Data segment
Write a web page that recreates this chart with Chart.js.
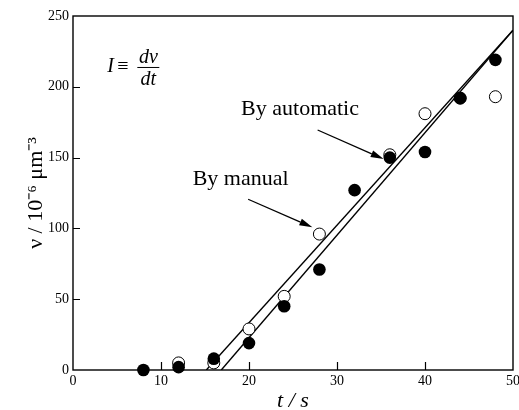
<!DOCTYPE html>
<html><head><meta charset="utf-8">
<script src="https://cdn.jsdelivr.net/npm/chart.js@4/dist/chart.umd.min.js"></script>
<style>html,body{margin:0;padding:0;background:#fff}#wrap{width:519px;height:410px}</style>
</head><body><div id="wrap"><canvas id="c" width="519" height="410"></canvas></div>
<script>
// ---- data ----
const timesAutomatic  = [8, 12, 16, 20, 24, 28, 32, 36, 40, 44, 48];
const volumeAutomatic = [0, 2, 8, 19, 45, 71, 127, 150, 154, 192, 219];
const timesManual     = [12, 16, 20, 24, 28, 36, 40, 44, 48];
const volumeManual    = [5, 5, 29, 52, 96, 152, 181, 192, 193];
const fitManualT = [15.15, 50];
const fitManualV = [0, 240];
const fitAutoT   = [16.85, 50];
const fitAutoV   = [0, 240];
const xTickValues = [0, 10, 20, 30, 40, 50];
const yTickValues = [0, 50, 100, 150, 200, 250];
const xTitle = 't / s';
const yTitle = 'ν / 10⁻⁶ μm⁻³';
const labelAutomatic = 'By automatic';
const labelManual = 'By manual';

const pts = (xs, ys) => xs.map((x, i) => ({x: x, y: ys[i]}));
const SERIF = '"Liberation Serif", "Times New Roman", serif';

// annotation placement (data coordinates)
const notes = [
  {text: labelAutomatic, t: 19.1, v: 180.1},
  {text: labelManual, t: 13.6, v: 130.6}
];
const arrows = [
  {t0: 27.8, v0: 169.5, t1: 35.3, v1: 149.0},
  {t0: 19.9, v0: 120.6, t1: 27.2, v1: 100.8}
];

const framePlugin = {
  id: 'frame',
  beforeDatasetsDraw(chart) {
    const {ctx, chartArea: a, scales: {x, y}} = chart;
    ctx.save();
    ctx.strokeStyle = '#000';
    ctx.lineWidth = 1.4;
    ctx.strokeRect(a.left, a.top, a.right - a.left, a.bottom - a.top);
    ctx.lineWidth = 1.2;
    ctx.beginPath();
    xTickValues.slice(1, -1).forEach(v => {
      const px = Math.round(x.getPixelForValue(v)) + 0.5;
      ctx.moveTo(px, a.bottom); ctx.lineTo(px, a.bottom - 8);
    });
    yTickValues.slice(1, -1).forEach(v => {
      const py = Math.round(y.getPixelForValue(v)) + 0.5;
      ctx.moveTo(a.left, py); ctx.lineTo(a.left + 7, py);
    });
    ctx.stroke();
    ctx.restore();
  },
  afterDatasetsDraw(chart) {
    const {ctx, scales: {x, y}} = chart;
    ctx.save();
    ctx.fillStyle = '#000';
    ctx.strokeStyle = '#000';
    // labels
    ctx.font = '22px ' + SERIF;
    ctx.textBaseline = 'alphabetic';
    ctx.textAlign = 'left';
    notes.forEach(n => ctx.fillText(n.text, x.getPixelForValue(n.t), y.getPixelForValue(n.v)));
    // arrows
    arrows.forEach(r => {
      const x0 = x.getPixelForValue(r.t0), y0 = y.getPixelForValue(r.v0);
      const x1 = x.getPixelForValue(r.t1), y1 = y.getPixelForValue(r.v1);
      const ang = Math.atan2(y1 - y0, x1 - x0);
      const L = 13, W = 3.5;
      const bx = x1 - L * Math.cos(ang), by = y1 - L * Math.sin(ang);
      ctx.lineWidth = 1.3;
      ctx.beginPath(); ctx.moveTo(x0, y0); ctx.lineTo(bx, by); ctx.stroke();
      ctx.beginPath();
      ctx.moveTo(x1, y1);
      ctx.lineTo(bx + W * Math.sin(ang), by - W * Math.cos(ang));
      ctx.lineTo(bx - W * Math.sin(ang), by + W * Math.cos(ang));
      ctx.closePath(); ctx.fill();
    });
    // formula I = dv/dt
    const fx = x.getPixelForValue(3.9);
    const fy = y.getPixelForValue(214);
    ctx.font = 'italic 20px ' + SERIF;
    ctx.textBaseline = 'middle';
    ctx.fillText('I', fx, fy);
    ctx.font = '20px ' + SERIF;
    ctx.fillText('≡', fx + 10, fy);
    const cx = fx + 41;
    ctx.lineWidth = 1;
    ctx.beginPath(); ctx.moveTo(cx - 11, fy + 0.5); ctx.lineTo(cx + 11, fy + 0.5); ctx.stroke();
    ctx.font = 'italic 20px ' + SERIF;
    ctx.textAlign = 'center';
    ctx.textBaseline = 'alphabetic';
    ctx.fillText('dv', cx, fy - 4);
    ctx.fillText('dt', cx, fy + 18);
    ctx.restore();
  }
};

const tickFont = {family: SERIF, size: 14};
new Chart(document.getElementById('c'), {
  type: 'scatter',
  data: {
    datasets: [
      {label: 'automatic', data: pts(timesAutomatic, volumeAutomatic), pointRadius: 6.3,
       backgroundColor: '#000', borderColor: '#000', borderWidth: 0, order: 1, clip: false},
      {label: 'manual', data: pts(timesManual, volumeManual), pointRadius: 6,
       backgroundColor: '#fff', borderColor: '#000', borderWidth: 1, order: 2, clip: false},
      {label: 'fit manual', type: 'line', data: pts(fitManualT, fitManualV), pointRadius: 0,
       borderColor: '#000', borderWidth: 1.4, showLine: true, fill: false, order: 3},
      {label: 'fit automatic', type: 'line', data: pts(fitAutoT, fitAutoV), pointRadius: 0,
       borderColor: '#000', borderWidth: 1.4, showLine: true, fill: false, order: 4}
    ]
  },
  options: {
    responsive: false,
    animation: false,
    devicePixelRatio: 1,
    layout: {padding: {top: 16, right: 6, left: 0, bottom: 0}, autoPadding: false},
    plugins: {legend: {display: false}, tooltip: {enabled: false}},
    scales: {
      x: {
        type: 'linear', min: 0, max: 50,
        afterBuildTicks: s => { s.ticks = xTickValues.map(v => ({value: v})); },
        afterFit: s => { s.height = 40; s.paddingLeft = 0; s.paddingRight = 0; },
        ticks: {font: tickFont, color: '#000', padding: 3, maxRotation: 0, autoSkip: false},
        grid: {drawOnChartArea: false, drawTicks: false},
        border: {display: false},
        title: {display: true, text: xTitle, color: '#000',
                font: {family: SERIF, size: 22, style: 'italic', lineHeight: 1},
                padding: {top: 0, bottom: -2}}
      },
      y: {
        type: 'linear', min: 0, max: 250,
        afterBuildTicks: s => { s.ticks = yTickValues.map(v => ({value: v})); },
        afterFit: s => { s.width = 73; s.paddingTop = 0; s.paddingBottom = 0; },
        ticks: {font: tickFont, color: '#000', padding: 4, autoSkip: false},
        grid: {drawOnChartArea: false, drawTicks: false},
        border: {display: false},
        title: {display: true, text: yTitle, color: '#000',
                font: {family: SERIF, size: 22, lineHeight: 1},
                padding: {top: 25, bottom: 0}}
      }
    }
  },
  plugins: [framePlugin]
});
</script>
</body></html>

Exercise prompt
Skip the images and write out the rest of the listing exactly.

Answer in full
Write a web page that recreates this chart with Chart.js.
<!DOCTYPE html>
<html><head><meta charset="utf-8">
<script src="https://cdn.jsdelivr.net/npm/chart.js@4/dist/chart.umd.min.js"></script>
<style>html,body{margin:0;padding:0;background:#fff}#wrap{width:519px;height:410px}</style>
</head><body><div id="wrap"><canvas id="c" width="519" height="410"></canvas></div>
<script>
// ---- data ----
const timesAutomatic  = [8, 12, 16, 20, 24, 28, 32, 36, 40, 44, 48];
const volumeAutomatic = [0, 2, 8, 19, 45, 71, 127, 150, 154, 192, 219];
const timesManual     = [12, 16, 20, 24, 28, 36, 40, 44, 48];
const volumeManual    = [5, 5, 29, 52, 96, 152, 181, 192, 193];
const fitManualT = [15.15, 50];
const fitManualV = [0, 240];
const fitAutoT   = [16.85, 50];
const fitAutoV   = [0, 240];
const xTickValues = [0, 10, 20, 30, 40, 50];
const yTickValues = [0, 50, 100, 150, 200, 250];
const xTitle = 't / s';
const yTitle = 'ν / 10⁻⁶ μm⁻³';
const labelAutomatic = 'By automatic';
const labelManual = 'By manual';

const pts = (xs, ys) => xs.map((x, i) => ({x: x, y: ys[i]}));
const SERIF = '"Liberation Serif", "Times New Roman", serif';

// annotation placement (data coordinates)
const notes = [
  {text: labelAutomatic, t: 19.1, v: 180.1},
  {text: labelManual, t: 13.6, v: 130.6}
];
const arrows = [
  {t0: 27.8, v0: 169.5, t1: 35.3, v1: 149.0},
  {t0: 19.9, v0: 120.6, t1: 27.2, v1: 100.8}
];

const framePlugin = {
  id: 'frame',
  beforeDatasetsDraw(chart) {
    const {ctx, chartArea: a, scales: {x, y}} = chart;
    ctx.save();
    ctx.strokeStyle = '#000';
    ctx.lineWidth = 1.4;
    ctx.strokeRect(a.left, a.top, a.right - a.left, a.bottom - a.top);
    ctx.lineWidth = 1.2;
    ctx.beginPath();
    xTickValues.slice(1, -1).forEach(v => {
      const px = Math.round(x.getPixelForValue(v)) + 0.5;
      ctx.moveTo(px, a.bottom); ctx.lineTo(px, a.bottom - 8);
    });
    yTickValues.slice(1, -1).forEach(v => {
      const py = Math.round(y.getPixelForValue(v)) + 0.5;
      ctx.moveTo(a.left, py); ctx.lineTo(a.left + 7, py);
    });
    ctx.stroke();
    ctx.restore();
  },
  afterDatasetsDraw(chart) {
    const {ctx, scales: {x, y}} = chart;
    ctx.save();
    ctx.fillStyle = '#000';
    ctx.strokeStyle = '#000';
    // labels
    ctx.font = '22px ' + SERIF;
    ctx.textBaseline = 'alphabetic';
    ctx.textAlign = 'left';
    notes.forEach(n => ctx.fillText(n.text, x.getPixelForValue(n.t), y.getPixelForValue(n.v)));
    // arrows
    arrows.forEach(r => {
      const x0 = x.getPixelForValue(r.t0), y0 = y.getPixelForValue(r.v0);
      const x1 = x.getPixelForValue(r.t1), y1 = y.getPixelForValue(r.v1);
      const ang = Math.atan2(y1 - y0, x1 - x0);
      const L = 13, W = 3.5;
      const bx = x1 - L * Math.cos(ang), by = y1 - L * Math.sin(ang);
      ctx.lineWidth = 1.3;
      ctx.beginPath(); ctx.moveTo(x0, y0); ctx.lineTo(bx, by); ctx.stroke();
      ctx.beginPath();
      ctx.moveTo(x1, y1);
      ctx.lineTo(bx + W * Math.sin(ang), by - W * Math.cos(ang));
      ctx.lineTo(bx - W * Math.sin(ang), by + W * Math.cos(ang));
      ctx.closePath(); ctx.fill();
    });
    // formula I = dv/dt
    const fx = x.getPixelForValue(3.9);
    const fy = y.getPixelForValue(214);
    ctx.font = 'italic 20px ' + SERIF;
    ctx.textBaseline = 'middle';
    ctx.fillText('I', fx, fy);
    ctx.font = '20px ' + SERIF;
    ctx.fillText('≡', fx + 10, fy);
    const cx = fx + 41;
    ctx.lineWidth = 1;
    ctx.beginPath(); ctx.moveTo(cx - 11, fy + 0.5); ctx.lineTo(cx + 11, fy + 0.5); ctx.stroke();
    ctx.font = 'italic 20px ' + SERIF;
    ctx.textAlign = 'center';
    ctx.textBaseline = 'alphabetic';
    ctx.fillText('dv', cx, fy - 4);
    ctx.fillText('dt', cx, fy + 18);
    ctx.restore();
  }
};

const tickFont = {family: SERIF, size: 14};
new Chart(document.getElementById('c'), {
  type: 'scatter',
  data: {
    datasets: [
      {label: 'automatic', data: pts(timesAutomatic, volumeAutomatic), pointRadius: 6.3,
       backgroundColor: '#000', borderColor: '#000', borderWidth: 0, order: 1, clip: false},
      {label: 'manual', data: pts(timesManual, volumeManual), pointRadius: 6,
       backgroundColor: '#fff', borderColor: '#000', borderWidth: 1, order: 2, clip: false},
      {label: 'fit manual', type: 'line', data: pts(fitManualT, fitManualV), pointRadius: 0,
       borderColor: '#000', borderWidth: 1.4, showLine: true, fill: false, order: 3},
      {label: 'fit automatic', type: 'line', data: pts(fitAutoT, fitAutoV), pointRadius: 0,
       borderColor: '#000', borderWidth: 1.4, showLine: true, fill: false, order: 4}
    ]
  },
  options: {
    responsive: false,
    animation: false,
    devicePixelRatio: 1,
    layout: {padding: {top: 16, right: 6, left: 0, bottom: 0}, autoPadding: false},
    plugins: {legend: {display: false}, tooltip: {enabled: false}},
    scales: {
      x: {
        type: 'linear', min: 0, max: 50,
        afterBuildTicks: s => { s.ticks = xTickValues.map(v => ({value: v})); },
        afterFit: s => { s.height = 40; s.paddingLeft = 0; s.paddingRight = 0; },
        ticks: {font: tickFont, color: '#000', padding: 3, maxRotation: 0, autoSkip: false},
        grid: {drawOnChartArea: false, drawTicks: false},
        border: {display: false},
        title: {display: true, text: xTitle, color: '#000',
                font: {family: SERIF, size: 22, style: 'italic', lineHeight: 1},
                padding: {top: 0, bottom: -2}}
      },
      y: {
        type: 'linear', min: 0, max: 250,
        afterBuildTicks: s => { s.ticks = yTickValues.map(v => ({value: v})); },
        afterFit: s => { s.width = 73; s.paddingTop = 0; s.paddingBottom = 0; },
        ticks: {font: tickFont, color: '#000', padding: 4, autoSkip: false},
        grid: {drawOnChartArea: false, drawTicks: false},
        border: {display: false},
        title: {display: true, text: yTitle, color: '#000',
                font: {family: SERIF, size: 22, lineHeight: 1},
                padding: {top: 25, bottom: 0}}
      }
    }
  },
  plugins: [framePlugin]
});
</script>
</body></html>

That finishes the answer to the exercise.